Durante ese tiempo, hasta mi monólogo interno se quedó en silencio. Sucede que con todo el tiempo del mundo para pensar, una parte debe invertirse en no pensar. Nos sentimos revigorizados y aliviados de dejarnos llevar por el ritmo de nuestros pasos.
Nos detuvimos para comer algo.
Hablamos de nada, después un poco más y a medida que hablábamos nos olvidamos de hablar y acabamos hablando. Al liberarnos de la mecánica de la vida, sucedió lo mismo con nuestra conversación. Había olvidado que hay ciertos lugares que invitan a intercambiar ideas. Con mis hijos, por ejemplo, había observado que si les preguntaba a la hora de cenar qué había pasado en la escuela, siempre respondían: “Nada”. Pero en el auto la mañana siguiente, no les paraba la boca.

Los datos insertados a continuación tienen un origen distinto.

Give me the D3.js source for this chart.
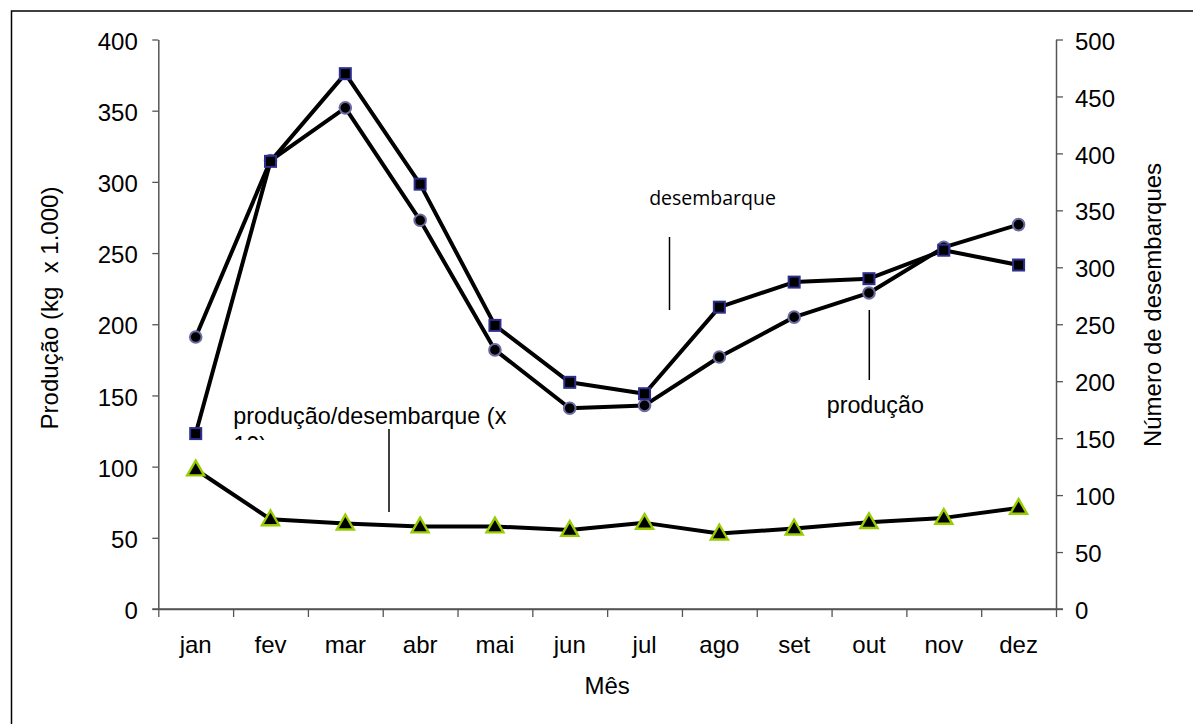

Así mismo, mientras caminábamos, nos relajamos y volvimos a conversar. Nos contamos cosas que habíamos olvidado decirnos, anécdotas graciosas del trabajo. Charlamos y coqueteamos, yéndonos por la tangente. Nos acordamos también de nuestros primeros días juntos, una forma de conversar totalmente nueva que resulta de haber conocido a alguien durante mucho tiempo.
Ahora, varias veces al año, mi marido y yo dejamos a los niños durante una semana y nos vamos a hacer senderismo. Hemos recorrido la cresta de la Montaña North Fork de Virginia occidental hablando; de igual forma hemos bajado los casi 29 kilómetros de los estrechos del río en el parque nacional Zion, transitando los paisajes de Dolly Sods y las montañas de Vermont y New Hampshire.
Las parejas pasan demasiado tiempo juntas a lo largo de la vida. Los humanos vivimos mucho más que antes. Algunos de nosotros seguimos casados con la misma persona durante 50 o 60 años. No es de sorprender que nos quedemos sin temas de conversación. No es de sorprender que nos unamos a las filas de los comensales muertos. Pero no tiene por qué ser así.
Durante nuestras pausas de fin de semana, mi marido y yo nos sentimos inspirados por una nueva alianza, una nueva aventura. Sentimos el poder de la coexistencia de tantos años y un sentimiento de haber pasado por la rabia de la vida y haber sobrevivido.
Así fue como volvimos a hablar. Así fue como nos volvimos a enamorar. (En Pareja).